Appropriators add funds for second F-35 engine
The White House has threatened to veto any defense bill that includes funding for the engine.
The House Defense Appropriations Subcommittee on Tuesday voted 11-5 to add $485 million to the fiscal 2011 Defense spending bill for a second engine for the F-35 Joint Strike Fighter program, overriding objections to the program from Subcommittee Chairman Rep. Norm Dicks, D-Wash., and President Obama.
The White House has threatened to veto any defense bill that includes funding for the engine, which Pentagon officials believe is unnecessary and amounts to wasteful spending.
"I talked to [Defense Secretary Robert] Gates twice about this and he has told me they will veto this bill, without any question," Dicks told reporters after the closed-door markup. "I felt that we should not put it in because of that."
House Appropriations Committee ranking member Rep. Jerry Lewis, D-Calif., introduced the amendment to add the funding for the engine.
General Elecrtric Co. and Rolls Royce Group build the second engine and have launched an aggressive advertising and lobbying campaign to keep alive the engine program, which supporters argue will drive down costs through competition while providing a back-up engine for the multiservice fighter.
Pratt & Whitney builds the primary engine for the stealthy F-35.
The spending bill, which the subcommittee approved during the hour-long closed-door markup, totals $681.8 billion, including $157 billion to cover operations in Iraq and Afghanistan next year.
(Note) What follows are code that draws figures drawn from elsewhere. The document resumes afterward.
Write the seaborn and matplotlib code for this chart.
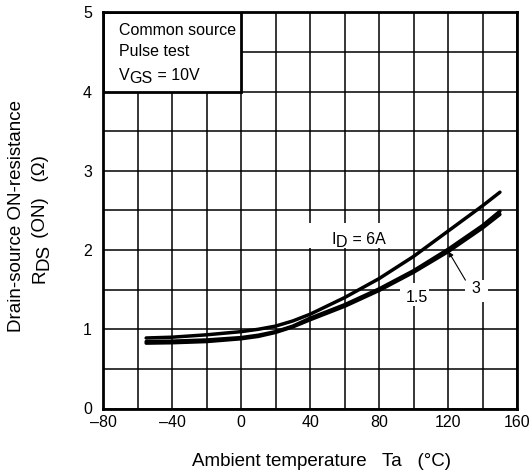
import numpy as np
import pandas as pd
import matplotlib.pyplot as plt
import seaborn as sns
from matplotlib.patches import Rectangle

sns.set_theme(style="white")
plt.rcParams["font.family"] = ["Liberation Sans", "DejaVu Sans"]
plt.rcParams["text.color"] = "black"
plt.rcParams["xtick.color"] = "black"
plt.rcParams["ytick.color"] = "black"

# data
temp = [-55, -40, -20, 0, 10, 20, 30, 40, 60, 80, 100, 120, 140, 150]
r_6a = [0.89, 0.90, 0.93, 0.97, 1.0, 1.04, 1.105, 1.19, 1.40, 1.64, 1.92, 2.24, 2.56, 2.73]
r_3a = [0.845, 0.85, 0.865, 0.895, 0.925, 0.97, 1.04, 1.14, 1.31, 1.51, 1.74, 2.01, 2.31, 2.49]
r_1p5a = [0.825, 0.83, 0.845, 0.88, 0.91, 0.96, 1.03, 1.12, 1.29, 1.49, 1.72, 1.98, 2.28, 2.45]
currents = ["6A", "3A", "1.5A"]

x_ticks = [-80, -40, 0, 40, 80, 120, 160]
x_labels = ["\u201380", "\u201340", "0", "40", "80", "120", "160"]
y_ticks = [0, 1, 2, 3, 4, 5]

df = pd.DataFrame({
    "Ta": temp * 3,
    "RDS": r_6a + r_3a + r_1p5a,
    "ID": [c for c in currents for _ in temp],
})

FS = 11.5
fig = plt.figure(figsize=(5.31, 4.75), dpi=100)
ax = fig.add_axes([0.194, 0.14, 0.78, 0.834])

sns.lineplot(data=df, x="Ta", y="RDS", hue="ID", sort=False,
             palette={c: "black" for c in currents}, linewidth=2.5,
             legend=False, ax=ax, zorder=2)

ax.set_xlim(-80, 160)
ax.set_ylim(0, 5)
ax.set_xticks(x_ticks)
ax.set_xticklabels(x_labels)
ax.set_xticks(np.arange(-60, 160, 40), minor=True)
ax.set_yticks(y_ticks)
ax.set_yticks(np.arange(0.5, 5, 1), minor=True)
ax.tick_params(which="both", length=0, labelsize=FS)
ax.tick_params(axis="x", pad=5)
ax.tick_params(axis="y", pad=8)
ax.set_axisbelow(True)
ax.grid(which="both", color="black", linewidth=1.1)
for s in ax.spines.values():
    s.set_color("black")
    s.set_linewidth(2)
ax.set_xlabel("")
ax.set_ylabel("")

# condition box in the top left corner
ax.add_patch(Rectangle((-80, 4), 80, 1, facecolor="white", edgecolor="black",
                       linewidth=2, zorder=1.5))
ax.text(-70.7, 4.71, "Common source", fontsize=FS, va="baseline")
ax.text(-70.7, 4.45, "Pulse test", fontsize=FS, va="baseline")


def chain(first, parts, rotated=False, fs=FS):
    prev = first
    for s, dy in parts:
        if rotated:
            prev = ax.annotate(s, xy=(1, 1), xycoords=prev, xytext=(dy, 0),
                               textcoords="offset points", rotation=90,
                               ha="right", va="bottom", fontsize=fs)
        else:
            prev = ax.annotate(s, xy=(1, 0), xycoords=prev, xytext=(0, dy),
                               textcoords="offset points",
                               ha="left", va="bottom", fontsize=fs)
    return prev


v = ax.text(-70.7, 4.15, "V", fontsize=FS, va="baseline")
chain(v, [("GS", -2.4), (" = 10V", 2.4)])

# white masks behind the curve labels
ax.add_patch(Rectangle((37, 2.02), 55, 0.32, facecolor="white", edgecolor="none", zorder=1))
ax.add_patch(Rectangle((92, 1.29), 17, 0.29, facecolor="white", edgecolor="none", zorder=1))
ax.add_patch(Rectangle((130, 1.35), 13, 0.27, facecolor="white", edgecolor="none", zorder=1))

i_lbl = ax.text(52.5, 2.08, "I", fontsize=FS, va="baseline")
chain(i_lbl, [("D", -2.4), (" = 6A", 2.4)])
ax.text(101.8, 1.395, "1.5", fontsize=FS, ha="center", va="center", zorder=3)
ax.text(136, 1.51, "3", fontsize=FS, ha="center", va="center", zorder=3)
ax.annotate("", xy=(120.2, 1.98), xytext=(130, 1.62),
            arrowprops=dict(arrowstyle="-|>", color="black", lw=0.8,
                            mutation_scale=7, shrinkA=0, shrinkB=0))

# axis titles
LFS = 13.5
ax.text(17 / 531, 1 - 216 / 475, "Drain-source ON-resistance", transform=fig.transFigure,
        rotation=90, ha="center", va="center", fontsize=LFS)
r = ax.text(49 / 531, 1 - 283 / 475, "R", transform=fig.transFigure,
            rotation=90, ha="right", va="bottom", fontsize=LFS)
chain(r, [("DS", 2.8), (" (ON)   (\u03a9)", -2.8)], rotated=True, fs=LFS)

fig.text(321 / 531, 1 - 461 / 475, "Ambient temperature   Ta   (\u00b0C)",
         ha="center", va="center", fontsize=LFS)

fig.savefig("out.png", dpi=100)
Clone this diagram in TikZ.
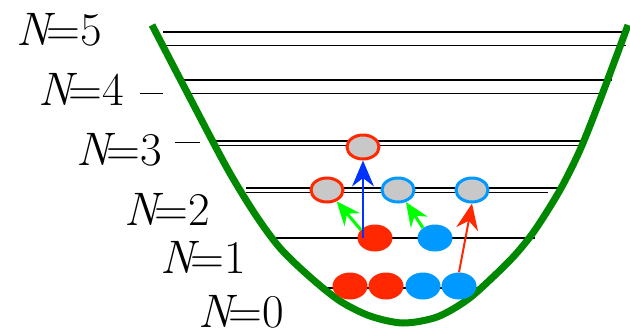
\documentclass[tikz,border=0pt]{standalone}
\usetikzlibrary{arrows.meta, shapes.geometric}
\definecolor{wellgreen}{RGB}{0,136,0}
\definecolor{ptred}{RGB}{255,40,0}
\definecolor{ptblue}{RGB}{0,153,255}
\definecolor{arrblue}{RGB}{0,51,255}
\definecolor{arrgreen}{RGB}{0,255,0}
\definecolor{holegray}{RGB}{200,200,200}

\begin{document}
\begin{tikzpicture}[x=1pt, y=-1pt,
  lvl/.style={line width=1.3pt},
  lbl/.style={anchor=base west, inner sep=0pt, font=\fontsize{47}{47}\selectfont},
  ball/.style={ellipse, minimum width=35pt, minimum height=27pt, inner sep=0pt},
  hole/.style={ellipse, fill=holegray, line width=3pt, minimum width=32pt, minimum height=24pt, inner sep=0pt}]
  \useasboundingbox (0,0) rectangle (630,333);
  % energy levels
  \draw[lvl] (163,32) -- (628,32);
  \draw[lvl, line width=0.9pt] (163,45) -- (626,45);
  \draw[lvl] (180,80) -- (612,80);
  \draw[lvl, line width=0.9pt] (185,93) -- (606,93);
  \draw[lvl] (215,141) -- (582,141);
  \draw[lvl, line width=0.9pt] (215,145) -- (580,145);
  \draw[lvl] (246,188) -- (558,188);
  \draw[lvl, line width=0.9pt] (246,192) -- (548,192);
  \draw[lvl] (270,238) -- (535,238);
  \draw[lvl] (325,288) -- (480,288);
  \draw[line width=0.6pt] (140,93) -- (163,93);
  \draw[line width=0.6pt] (175,142) -- (200,142);
  % labels
  \node[lbl] (l5) at (16,45) {\textit{N}\kern-.18em=5};
  \node[lbl] (l4) at (38,105) {\textit{N}\kern-.18em=4};
  \node[lbl] (l3) at (76,165) {\textit{N}\kern-.18em=3};
  \node[lbl] (l2) at (124,225) {\textit{N}\kern-.18em=2};
  \node[lbl] (l1) at (160,273) {\textit{N}\kern-.18em=1};
  \node[lbl] (l0) at (198,327) {\textit{N}\kern-.18em=0};
  % well
  \draw[wellgreen, line width=7pt] plot[smooth, tension=0.5] coordinates {(152,25) (190,98) (227,168) (255,214) (280,248) (310,277) (340,301) (370,316) (403,323) (437,317) (467,300) (493,277) (515,255) (535,230) (560,190) (580,150) (600,100) (628,25)};
  % particles
  \node[ball, fill=ptred] (r0a) at (350,286) {};
  \node[ball, fill=ptred] (r0b) at (386,286) {};
  \node[ball, fill=ptblue] (b0a) at (423,286) {};
  \node[ball, fill=ptblue] (b0b) at (459,286) {};
  \node[ball, fill=ptred] (r1) at (375,238) {};
  \node[ball, fill=ptblue] (b1) at (435,238) {};
  \node[hole, draw=ptred] (r2) at (327,190) {};
  \node[hole, draw=ptblue] (b2) at (398,190) {};
  \node[hole, draw=ptblue] (b2b) at (472,190) {};
  \node[hole, draw=ptred] (r3) at (363,147) {};
  % excitations
  \draw[-{Stealth[length=26pt, width=22pt]}, arrblue, line width=1.5pt] (r3.south |- r1.center) -- (r3.south);
  \draw[-{Stealth[length=24pt, width=20pt]}, arrgreen, line width=3pt] (r1.150) -- (r2);
  \draw[-{Stealth[length=24pt, width=20pt]}, arrgreen, line width=3pt] (b1.140) -- (b2);
  \draw[-{Stealth[length=26pt, width=22pt]}, ptred, line width=2pt] (b0b.north) -- (b2b.south);
\end{tikzpicture}
\end{document}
Meanwhile, the subcommittee cut one of the 43 F-35s requested by the Pentagon for fiscal 2011.
"We considered that [fighter] was unnecessary," Dicks said. "We felt that 42 was a good number."
As expected, the subcommittee's version of the annual spending bill does not include funding for Boeing Co.-built C-17 cargo jets, a favorite of lawmakers -- especially appropriators -- for years.
Defense Secretary Gates wants to end the C-17 program with the 223 planes now on order. And he has said repeatedly that he would recommend that the president veto any legislation that keeps that procurement program alive.
"I felt I didn't want to get my first bill vetoed, so I took them at their word on both the alternate engine and the C-17," said Dicks, who succeeded the late Rep. John Murtha, D-Pa., as subcommittee chairman earlier this year.